## Exercise details
Leave out the pictures and retype only the lines from the opening line to the line that holds "from matplotlib.colors import", both ends included.

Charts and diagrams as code
# # # # # # #

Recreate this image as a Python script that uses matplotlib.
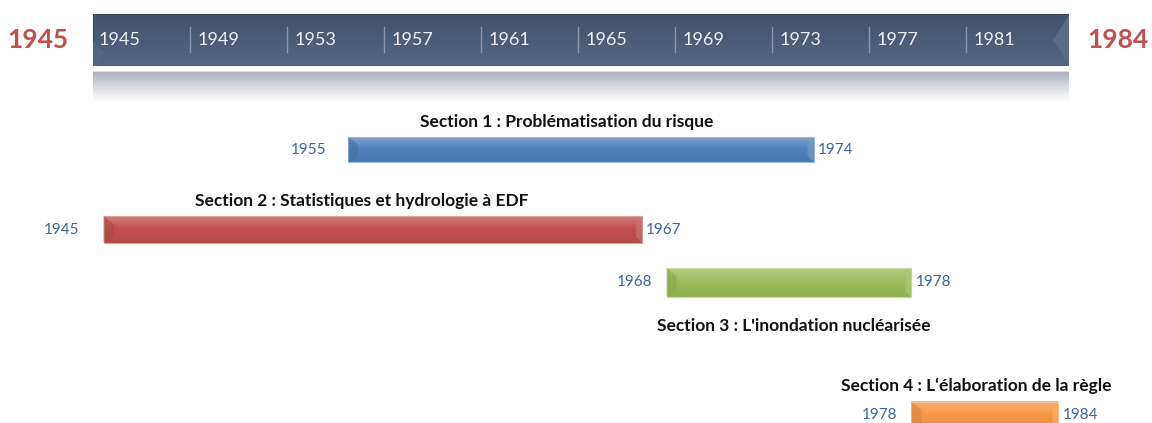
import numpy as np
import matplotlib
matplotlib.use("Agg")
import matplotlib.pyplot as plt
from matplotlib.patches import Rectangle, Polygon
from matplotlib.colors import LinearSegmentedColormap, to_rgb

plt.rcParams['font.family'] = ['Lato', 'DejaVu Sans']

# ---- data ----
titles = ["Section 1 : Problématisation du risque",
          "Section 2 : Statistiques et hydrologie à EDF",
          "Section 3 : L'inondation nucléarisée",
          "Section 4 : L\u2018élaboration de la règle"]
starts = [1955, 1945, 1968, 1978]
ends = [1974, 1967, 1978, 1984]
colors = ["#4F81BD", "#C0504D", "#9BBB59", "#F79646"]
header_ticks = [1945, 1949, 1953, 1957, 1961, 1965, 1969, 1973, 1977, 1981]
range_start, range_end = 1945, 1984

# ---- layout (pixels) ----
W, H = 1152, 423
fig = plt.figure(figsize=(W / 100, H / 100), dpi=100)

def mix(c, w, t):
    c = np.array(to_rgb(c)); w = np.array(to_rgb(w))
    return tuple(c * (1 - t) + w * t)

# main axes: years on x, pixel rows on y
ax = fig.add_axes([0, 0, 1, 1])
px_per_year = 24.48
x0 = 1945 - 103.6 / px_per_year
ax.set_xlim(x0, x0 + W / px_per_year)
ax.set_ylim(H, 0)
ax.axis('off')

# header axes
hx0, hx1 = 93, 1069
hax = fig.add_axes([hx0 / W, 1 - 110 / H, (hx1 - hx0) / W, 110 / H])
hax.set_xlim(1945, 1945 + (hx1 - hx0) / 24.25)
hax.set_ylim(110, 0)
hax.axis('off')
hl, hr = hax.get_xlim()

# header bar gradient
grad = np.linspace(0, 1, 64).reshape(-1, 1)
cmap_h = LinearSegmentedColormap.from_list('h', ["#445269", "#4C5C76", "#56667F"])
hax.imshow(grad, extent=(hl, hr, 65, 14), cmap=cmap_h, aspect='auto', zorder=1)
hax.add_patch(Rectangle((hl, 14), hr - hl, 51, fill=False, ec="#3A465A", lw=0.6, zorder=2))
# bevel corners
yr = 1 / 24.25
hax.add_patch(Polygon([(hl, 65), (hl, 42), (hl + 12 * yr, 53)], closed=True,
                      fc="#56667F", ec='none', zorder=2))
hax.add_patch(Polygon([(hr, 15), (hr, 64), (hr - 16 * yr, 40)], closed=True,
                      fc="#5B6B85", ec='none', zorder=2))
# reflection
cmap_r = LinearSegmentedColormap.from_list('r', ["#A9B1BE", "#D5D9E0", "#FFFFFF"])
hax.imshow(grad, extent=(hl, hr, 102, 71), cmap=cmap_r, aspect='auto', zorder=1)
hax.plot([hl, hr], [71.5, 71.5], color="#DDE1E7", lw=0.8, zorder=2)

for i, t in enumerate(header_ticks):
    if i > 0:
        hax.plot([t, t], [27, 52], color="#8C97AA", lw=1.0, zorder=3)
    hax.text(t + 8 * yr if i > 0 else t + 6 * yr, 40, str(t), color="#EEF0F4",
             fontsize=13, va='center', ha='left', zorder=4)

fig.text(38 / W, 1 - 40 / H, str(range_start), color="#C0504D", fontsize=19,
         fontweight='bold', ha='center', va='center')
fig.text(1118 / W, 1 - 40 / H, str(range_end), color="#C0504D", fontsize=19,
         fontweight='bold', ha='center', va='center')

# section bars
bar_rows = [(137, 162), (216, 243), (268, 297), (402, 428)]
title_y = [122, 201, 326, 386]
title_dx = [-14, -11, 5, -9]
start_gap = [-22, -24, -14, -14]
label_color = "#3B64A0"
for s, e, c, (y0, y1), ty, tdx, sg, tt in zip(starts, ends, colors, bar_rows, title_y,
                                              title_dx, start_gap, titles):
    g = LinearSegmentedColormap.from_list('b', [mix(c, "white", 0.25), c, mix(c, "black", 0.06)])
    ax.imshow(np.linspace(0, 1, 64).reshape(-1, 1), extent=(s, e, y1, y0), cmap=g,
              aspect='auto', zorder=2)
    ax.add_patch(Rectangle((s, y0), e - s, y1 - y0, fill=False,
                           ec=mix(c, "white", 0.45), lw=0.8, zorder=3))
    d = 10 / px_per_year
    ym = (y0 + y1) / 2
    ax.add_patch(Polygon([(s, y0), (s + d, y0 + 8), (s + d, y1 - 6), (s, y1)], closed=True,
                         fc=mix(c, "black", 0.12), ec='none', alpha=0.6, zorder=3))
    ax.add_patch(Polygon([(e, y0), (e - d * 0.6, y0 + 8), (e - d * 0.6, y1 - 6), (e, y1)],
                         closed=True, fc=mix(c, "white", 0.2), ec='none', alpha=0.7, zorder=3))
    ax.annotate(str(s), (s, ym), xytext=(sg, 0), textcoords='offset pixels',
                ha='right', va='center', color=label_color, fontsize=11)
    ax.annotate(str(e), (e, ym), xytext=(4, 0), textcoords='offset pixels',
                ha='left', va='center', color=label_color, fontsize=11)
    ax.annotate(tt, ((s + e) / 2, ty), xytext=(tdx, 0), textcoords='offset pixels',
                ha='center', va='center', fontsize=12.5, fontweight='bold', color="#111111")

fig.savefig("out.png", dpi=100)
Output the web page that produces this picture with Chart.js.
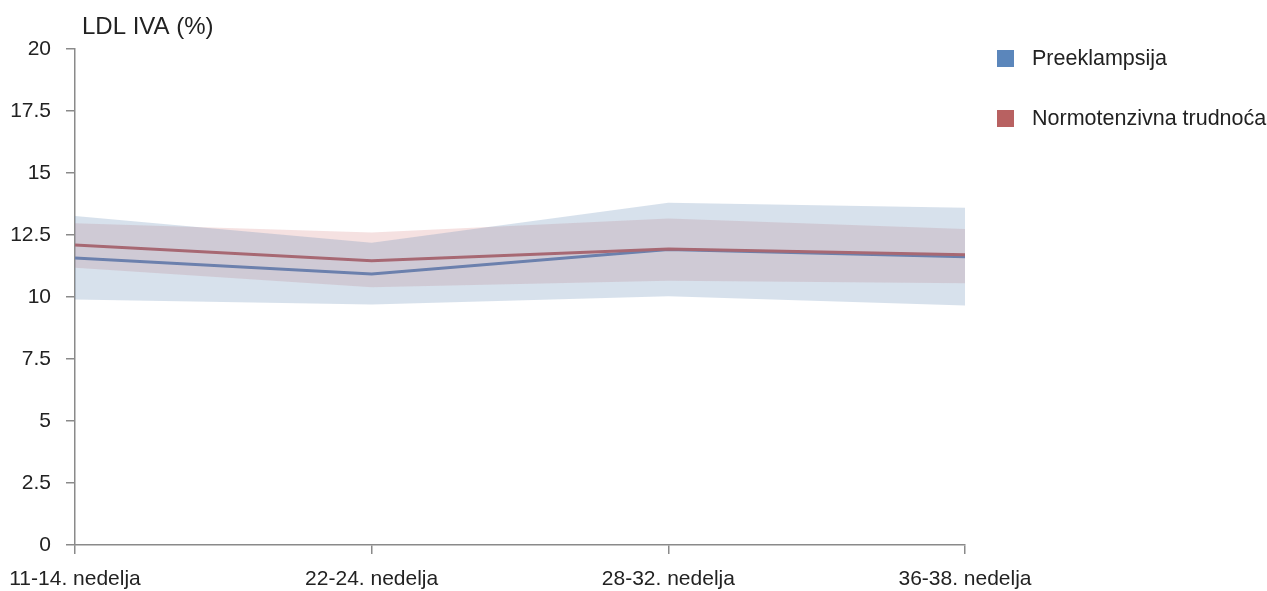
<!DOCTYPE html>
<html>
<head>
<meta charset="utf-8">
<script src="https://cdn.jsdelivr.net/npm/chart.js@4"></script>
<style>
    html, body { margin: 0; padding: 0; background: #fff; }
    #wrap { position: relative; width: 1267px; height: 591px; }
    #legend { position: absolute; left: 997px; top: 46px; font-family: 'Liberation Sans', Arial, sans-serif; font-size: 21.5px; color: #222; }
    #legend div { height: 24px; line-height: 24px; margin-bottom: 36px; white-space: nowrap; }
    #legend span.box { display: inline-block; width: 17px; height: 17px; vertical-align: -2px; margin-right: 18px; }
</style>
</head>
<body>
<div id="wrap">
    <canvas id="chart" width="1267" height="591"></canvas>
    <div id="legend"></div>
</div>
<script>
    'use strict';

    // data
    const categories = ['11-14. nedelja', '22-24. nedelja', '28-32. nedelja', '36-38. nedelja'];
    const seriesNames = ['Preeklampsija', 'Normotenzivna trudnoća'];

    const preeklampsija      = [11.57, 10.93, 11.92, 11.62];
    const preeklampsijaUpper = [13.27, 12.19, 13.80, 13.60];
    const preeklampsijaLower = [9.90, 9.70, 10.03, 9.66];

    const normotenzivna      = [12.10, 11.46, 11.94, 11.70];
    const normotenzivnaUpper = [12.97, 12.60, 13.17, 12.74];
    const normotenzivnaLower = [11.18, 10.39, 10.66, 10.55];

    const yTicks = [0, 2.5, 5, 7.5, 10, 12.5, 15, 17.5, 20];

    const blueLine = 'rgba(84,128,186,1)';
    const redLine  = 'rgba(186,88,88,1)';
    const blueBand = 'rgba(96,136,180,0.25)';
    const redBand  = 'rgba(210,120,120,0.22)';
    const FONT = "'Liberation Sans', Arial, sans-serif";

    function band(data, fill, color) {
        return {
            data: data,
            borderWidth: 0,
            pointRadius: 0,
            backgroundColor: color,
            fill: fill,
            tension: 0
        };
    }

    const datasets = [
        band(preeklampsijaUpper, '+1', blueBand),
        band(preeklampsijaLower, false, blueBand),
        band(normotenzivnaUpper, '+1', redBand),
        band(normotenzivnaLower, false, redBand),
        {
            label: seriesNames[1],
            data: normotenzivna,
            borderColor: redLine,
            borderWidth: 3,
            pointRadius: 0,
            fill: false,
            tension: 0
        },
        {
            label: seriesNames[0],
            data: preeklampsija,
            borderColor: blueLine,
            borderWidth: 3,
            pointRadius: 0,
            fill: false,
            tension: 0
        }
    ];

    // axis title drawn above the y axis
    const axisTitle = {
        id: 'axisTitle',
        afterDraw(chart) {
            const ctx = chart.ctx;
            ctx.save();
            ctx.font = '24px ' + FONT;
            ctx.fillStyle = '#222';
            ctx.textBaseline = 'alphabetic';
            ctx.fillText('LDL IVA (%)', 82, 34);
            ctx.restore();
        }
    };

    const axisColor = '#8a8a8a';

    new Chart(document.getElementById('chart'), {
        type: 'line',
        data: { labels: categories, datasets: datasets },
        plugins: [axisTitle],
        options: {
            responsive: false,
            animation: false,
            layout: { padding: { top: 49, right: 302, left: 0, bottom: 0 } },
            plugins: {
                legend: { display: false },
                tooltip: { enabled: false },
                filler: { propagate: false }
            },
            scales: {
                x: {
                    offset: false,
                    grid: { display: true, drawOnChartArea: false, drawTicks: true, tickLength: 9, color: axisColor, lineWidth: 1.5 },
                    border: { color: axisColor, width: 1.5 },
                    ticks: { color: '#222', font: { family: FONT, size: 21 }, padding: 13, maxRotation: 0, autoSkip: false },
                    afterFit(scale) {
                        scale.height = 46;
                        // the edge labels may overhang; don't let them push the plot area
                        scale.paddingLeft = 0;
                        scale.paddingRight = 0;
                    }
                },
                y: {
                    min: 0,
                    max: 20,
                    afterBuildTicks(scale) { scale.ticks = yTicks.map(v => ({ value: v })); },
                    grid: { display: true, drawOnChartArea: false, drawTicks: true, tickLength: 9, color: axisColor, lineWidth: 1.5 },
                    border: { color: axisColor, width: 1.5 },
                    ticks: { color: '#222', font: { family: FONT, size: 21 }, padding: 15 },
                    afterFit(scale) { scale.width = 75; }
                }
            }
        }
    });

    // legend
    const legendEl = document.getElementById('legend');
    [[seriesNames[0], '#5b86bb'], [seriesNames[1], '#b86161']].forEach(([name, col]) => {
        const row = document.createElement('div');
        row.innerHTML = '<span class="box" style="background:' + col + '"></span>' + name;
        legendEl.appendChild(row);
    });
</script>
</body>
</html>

# # # # # # #

## Solution
Recreate this image as a Python script that uses matplotlib.
import numpy as np
import matplotlib
matplotlib.use("Agg")
import matplotlib.pyplot as plt
from matplotlib.patches import Rectangle, Polygon
from matplotlib.colors import LinearSegmentedColormap, to_rgb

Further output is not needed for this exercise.